Kongres ini antara lain memutuskan untuk menerima konsep baru, yaitu memberi kesempatan
kepada golongan khusus untuk menghidupakan kembali bekas organisasinya masing-masing dan
terbukalah suatu kesempatan bahwa Pandu Rakyat Indonesia bukan lagi satu-satunya organisasi
kepanduan di Indonesia dengan keputusan Menteri PP dan K nomor 2344/Kab. tertanggal 6
September 1951 dicabutlah pengakuan pemerintah bahwa Pandu Rakyat Indonesia merupakan
satu-satunya wadah kepanduan di Indonesia, jadi keputusan nomor 93/Bag. A tertanggal 1
Februari 1947 itu berakhir sudah.Mungkin agak aneh juga kalau direnungi, sebab sepuluh hari
sesudah keputusan Menteri No. 2334/Kab. itu keluar, maka wakil-wakil organisasi kepanduan
mengadakan konfersensi di Jakarta. Pada saat inilah tepatnya tanggal 16 September
1951 diputuskan berdirinya Ikatan Pandu Indonesia (IPINDO) sebagai suatu federasi.
Pada 1953 Ipindo berhasil menjadi anggota kepanduan sedunia.
Ipindo merupakan federasi bagi organisasi kepanduan putera, sedangkan bagi organisasi
puteri terdapat dua federasi yaitu PKPI (Persatuan Kepanduan Puteri Indonesia) dan POPPINDO
(Persatuan Organisasi Pandu Puteri Indonesia). Kedua federasi ini pernah bersama-sama
menyambut singgahnya Lady Baden-Powell ke Indonesia, dalam perjalanan ke Australia.

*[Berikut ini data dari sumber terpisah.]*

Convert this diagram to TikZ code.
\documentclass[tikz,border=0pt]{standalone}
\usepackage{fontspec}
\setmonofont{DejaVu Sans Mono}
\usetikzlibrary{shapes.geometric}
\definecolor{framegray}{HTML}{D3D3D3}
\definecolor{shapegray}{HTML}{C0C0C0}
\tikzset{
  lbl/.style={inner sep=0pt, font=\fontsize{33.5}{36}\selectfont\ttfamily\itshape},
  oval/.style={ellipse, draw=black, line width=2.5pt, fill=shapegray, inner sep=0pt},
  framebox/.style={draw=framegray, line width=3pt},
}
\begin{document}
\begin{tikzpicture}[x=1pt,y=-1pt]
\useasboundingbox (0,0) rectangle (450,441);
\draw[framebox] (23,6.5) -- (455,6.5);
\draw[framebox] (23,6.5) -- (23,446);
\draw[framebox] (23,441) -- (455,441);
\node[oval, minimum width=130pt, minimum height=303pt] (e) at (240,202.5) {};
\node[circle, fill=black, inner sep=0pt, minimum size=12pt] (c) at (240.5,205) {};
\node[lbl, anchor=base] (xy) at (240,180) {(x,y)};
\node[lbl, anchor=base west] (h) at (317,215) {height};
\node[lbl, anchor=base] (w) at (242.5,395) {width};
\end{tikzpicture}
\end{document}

Dalam peringatan Hari Proklamasi Kemerdekaan Republik Indonesia yang ke-10 Ipindo
menyelenggarakan Jambore Nasional, bertempat di Ragunan, Pasar Minggu pada tanggal 10-20
Agustus 1955, Jakarta.
Ipindo sebagai wadah pelaksana kegiatan kepanduan merasa perlu menyelenggarakan
seminar agar dapat gambaran upaya untuk menjamin kemurnian dan kelestarian hidup kepanduan.
Seminar ini diadakan di Tugu, Bogor pada bulan Januari 1957.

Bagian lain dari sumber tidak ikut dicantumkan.